YOUR GOAL —
Copy the records below word for word, from the first line through the line that contains "fig.add_artist(Line2D([8 / 784, 1], [1", and leave out any pictures.

INPUT DATA —
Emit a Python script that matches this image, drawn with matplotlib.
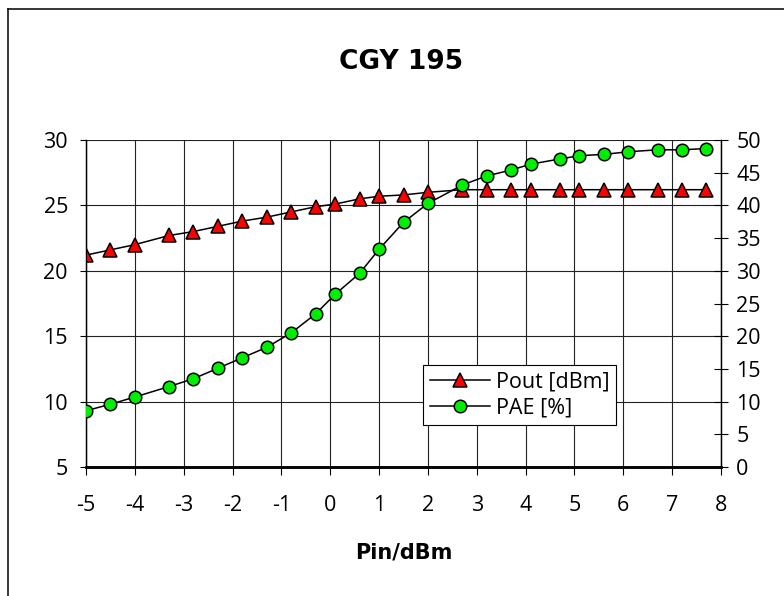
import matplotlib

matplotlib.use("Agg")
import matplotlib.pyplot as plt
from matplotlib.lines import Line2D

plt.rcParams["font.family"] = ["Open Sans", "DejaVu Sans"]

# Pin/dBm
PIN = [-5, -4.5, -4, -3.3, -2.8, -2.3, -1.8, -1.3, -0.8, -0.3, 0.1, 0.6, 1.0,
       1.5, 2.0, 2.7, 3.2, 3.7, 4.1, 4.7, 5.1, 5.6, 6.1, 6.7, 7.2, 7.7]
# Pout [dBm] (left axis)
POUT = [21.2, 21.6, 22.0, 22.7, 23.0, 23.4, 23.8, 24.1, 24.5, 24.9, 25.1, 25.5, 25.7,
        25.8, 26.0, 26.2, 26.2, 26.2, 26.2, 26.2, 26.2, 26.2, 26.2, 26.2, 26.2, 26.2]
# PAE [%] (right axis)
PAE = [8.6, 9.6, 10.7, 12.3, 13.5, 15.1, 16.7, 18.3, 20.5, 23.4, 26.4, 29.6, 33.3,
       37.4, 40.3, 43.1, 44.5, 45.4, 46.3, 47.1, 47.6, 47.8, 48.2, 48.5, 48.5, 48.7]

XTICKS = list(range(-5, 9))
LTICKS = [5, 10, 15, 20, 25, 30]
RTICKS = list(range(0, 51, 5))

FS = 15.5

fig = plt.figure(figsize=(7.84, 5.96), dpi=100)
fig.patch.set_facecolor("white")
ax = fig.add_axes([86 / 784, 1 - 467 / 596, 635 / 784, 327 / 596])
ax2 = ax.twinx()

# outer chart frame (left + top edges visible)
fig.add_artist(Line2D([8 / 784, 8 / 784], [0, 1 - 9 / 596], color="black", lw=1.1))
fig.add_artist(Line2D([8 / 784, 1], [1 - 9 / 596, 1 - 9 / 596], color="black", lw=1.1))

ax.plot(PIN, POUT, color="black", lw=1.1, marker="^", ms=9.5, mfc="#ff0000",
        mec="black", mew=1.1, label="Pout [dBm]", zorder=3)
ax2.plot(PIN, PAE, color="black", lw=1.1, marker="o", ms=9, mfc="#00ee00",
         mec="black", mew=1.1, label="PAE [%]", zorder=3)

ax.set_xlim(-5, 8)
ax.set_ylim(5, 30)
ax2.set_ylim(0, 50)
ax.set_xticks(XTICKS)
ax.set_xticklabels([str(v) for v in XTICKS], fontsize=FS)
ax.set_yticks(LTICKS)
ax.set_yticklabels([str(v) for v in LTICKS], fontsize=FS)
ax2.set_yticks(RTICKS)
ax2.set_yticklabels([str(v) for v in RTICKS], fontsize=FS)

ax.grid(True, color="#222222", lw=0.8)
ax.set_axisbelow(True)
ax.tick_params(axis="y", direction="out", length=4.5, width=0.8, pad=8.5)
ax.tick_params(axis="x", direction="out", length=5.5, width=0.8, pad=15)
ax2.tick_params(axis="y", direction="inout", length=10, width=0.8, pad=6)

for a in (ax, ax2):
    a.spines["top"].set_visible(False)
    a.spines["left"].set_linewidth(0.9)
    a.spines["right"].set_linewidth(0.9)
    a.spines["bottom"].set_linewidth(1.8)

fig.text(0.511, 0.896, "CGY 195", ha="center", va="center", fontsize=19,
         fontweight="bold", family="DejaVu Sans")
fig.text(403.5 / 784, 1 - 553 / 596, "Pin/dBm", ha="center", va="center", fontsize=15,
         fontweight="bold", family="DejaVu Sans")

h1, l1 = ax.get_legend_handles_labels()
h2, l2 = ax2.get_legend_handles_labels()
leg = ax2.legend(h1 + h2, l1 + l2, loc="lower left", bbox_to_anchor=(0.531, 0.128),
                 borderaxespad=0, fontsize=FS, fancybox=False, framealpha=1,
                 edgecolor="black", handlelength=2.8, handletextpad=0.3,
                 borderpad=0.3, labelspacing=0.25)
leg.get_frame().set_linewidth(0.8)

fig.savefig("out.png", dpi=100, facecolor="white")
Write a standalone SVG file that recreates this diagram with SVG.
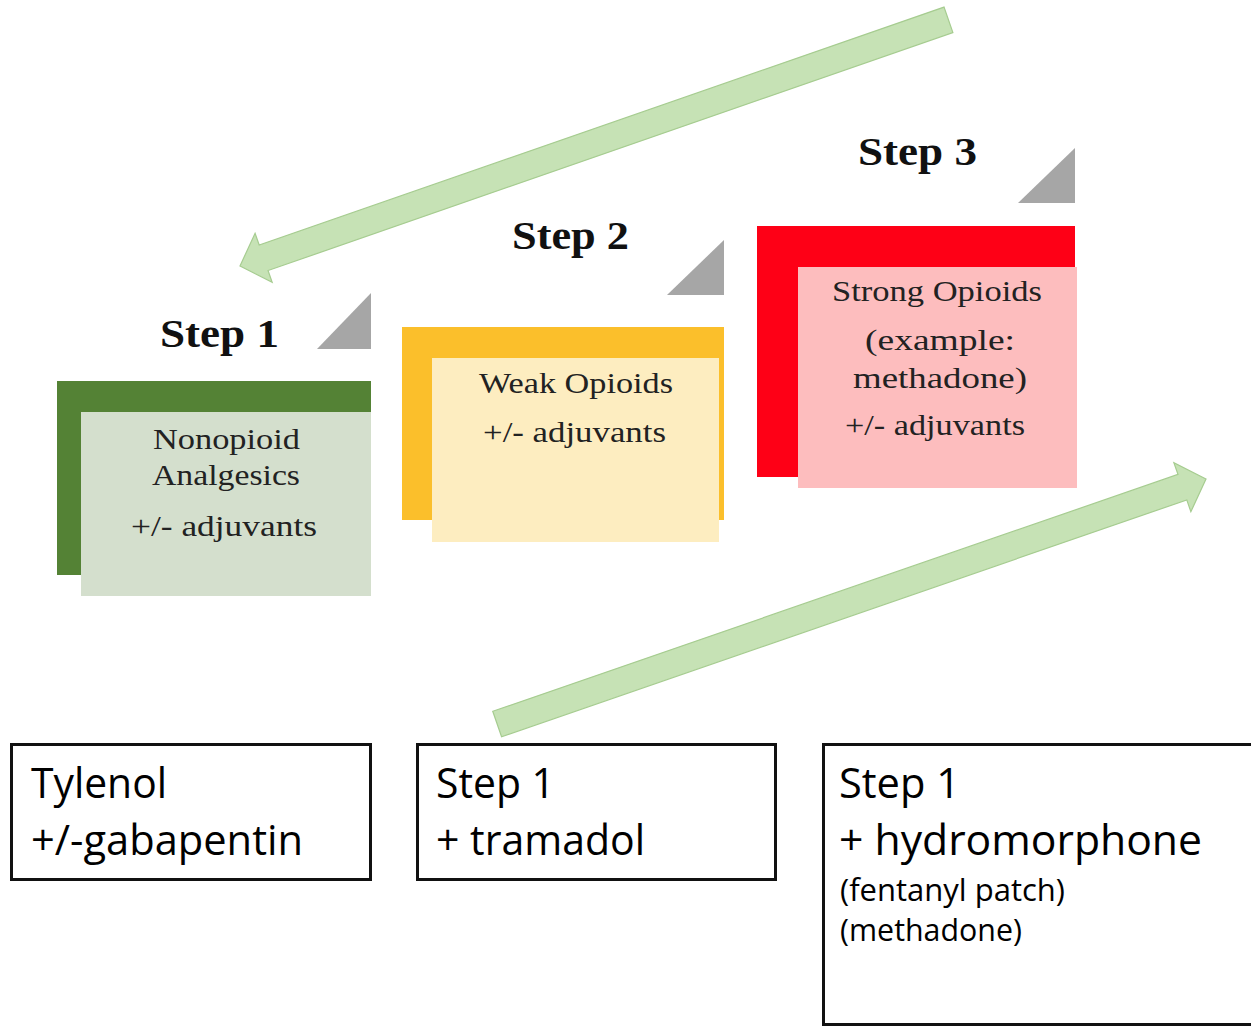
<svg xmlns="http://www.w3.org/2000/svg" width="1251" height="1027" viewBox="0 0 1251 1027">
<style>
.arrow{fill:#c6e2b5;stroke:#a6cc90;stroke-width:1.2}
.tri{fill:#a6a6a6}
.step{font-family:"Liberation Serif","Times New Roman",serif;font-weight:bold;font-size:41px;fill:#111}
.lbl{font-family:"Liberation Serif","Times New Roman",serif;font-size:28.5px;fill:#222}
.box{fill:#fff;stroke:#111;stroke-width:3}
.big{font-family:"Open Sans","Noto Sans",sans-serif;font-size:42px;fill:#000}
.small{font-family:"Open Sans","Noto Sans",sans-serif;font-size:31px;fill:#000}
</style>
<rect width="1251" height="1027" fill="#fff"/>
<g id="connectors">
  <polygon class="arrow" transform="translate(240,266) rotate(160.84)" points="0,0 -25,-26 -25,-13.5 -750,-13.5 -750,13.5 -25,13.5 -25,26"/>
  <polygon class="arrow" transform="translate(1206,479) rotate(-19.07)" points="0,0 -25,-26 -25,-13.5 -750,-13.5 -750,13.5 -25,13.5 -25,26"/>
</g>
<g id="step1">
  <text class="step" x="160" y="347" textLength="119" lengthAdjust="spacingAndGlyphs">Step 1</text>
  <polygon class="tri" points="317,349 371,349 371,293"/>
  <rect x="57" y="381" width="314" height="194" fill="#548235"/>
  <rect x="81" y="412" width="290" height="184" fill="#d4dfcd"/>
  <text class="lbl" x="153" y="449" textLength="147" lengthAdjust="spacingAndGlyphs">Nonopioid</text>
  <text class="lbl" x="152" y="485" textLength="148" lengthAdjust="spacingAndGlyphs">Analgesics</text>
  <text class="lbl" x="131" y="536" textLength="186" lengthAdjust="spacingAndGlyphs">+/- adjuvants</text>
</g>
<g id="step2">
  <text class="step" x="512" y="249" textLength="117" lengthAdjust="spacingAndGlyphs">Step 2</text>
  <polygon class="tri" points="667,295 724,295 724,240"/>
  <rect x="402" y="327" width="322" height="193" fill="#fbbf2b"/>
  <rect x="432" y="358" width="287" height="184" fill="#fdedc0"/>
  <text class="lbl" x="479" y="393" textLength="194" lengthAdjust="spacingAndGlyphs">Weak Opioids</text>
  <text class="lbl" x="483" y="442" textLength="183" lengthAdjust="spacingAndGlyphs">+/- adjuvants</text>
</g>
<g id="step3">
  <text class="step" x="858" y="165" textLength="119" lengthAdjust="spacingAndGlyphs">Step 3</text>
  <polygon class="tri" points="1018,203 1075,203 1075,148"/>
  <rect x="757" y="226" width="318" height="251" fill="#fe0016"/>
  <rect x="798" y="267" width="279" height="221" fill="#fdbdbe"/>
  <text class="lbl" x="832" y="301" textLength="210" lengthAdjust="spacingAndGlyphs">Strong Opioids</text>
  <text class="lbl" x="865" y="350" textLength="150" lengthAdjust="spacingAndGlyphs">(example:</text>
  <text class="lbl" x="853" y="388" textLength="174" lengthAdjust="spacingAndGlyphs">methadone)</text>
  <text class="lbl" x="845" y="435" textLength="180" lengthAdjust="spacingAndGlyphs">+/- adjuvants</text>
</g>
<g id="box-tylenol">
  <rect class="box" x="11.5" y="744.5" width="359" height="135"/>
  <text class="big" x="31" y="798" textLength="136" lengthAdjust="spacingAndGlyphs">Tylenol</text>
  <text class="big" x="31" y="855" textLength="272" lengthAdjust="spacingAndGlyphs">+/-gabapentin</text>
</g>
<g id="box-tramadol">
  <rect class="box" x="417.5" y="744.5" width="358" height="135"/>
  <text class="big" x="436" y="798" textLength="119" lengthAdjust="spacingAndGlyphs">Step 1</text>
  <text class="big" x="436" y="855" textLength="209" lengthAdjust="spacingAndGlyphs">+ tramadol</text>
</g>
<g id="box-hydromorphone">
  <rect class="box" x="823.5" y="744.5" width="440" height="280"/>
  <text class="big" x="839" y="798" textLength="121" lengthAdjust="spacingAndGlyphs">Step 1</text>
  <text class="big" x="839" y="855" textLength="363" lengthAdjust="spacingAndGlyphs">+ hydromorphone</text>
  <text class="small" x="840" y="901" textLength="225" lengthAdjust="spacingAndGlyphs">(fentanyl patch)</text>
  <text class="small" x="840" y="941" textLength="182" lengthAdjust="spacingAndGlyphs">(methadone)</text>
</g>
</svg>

THE SOLUTION —
Emit a Python script that matches this image, drawn with matplotlib.
import matplotlib

matplotlib.use("Agg")
import matplotlib.pyplot as plt
from matplotlib.lines import Line2D

plt.rcParams["font.family"] = ["Open Sans", "DejaVu Sans"]

# Pin/dBm
PIN = [-5, -4.5, -4, -3.3, -2.8, -2.3, -1.8, -1.3, -0.8, -0.3, 0.1, 0.6, 1.0,
       1.5, 2.0, 2.7, 3.2, 3.7, 4.1, 4.7, 5.1, 5.6, 6.1, 6.7, 7.2, 7.7]
# Pout [dBm] (left axis)
POUT = [21.2, 21.6, 22.0, 22.7, 23.0, 23.4, 23.8, 24.1, 24.5, 24.9, 25.1, 25.5, 25.7,
        25.8, 26.0, 26.2, 26.2, 26.2, 26.2, 26.2, 26.2, 26.2, 26.2, 26.2, 26.2, 26.2]
# PAE [%] (right axis)
PAE = [8.6, 9.6, 10.7, 12.3, 13.5, 15.1, 16.7, 18.3, 20.5, 23.4, 26.4, 29.6, 33.3,
       37.4, 40.3, 43.1, 44.5, 45.4, 46.3, 47.1, 47.6, 47.8, 48.2, 48.5, 48.5, 48.7]

XTICKS = list(range(-5, 9))
LTICKS = [5, 10, 15, 20, 25, 30]
RTICKS = list(range(0, 51, 5))

FS = 15.5

fig = plt.figure(figsize=(7.84, 5.96), dpi=100)
fig.patch.set_facecolor("white")
ax = fig.add_axes([86 / 784, 1 - 467 / 596, 635 / 784, 327 / 596])
ax2 = ax.twinx()

# outer chart frame (left + top edges visible)
fig.add_artist(Line2D([8 / 784, 8 / 784], [0, 1 - 9 / 596], color="black", lw=1.1))
fig.add_artist(Line2D([8 / 784, 1], [1 - 9 / 596, 1 - 9 / 596], color="black", lw=1.1))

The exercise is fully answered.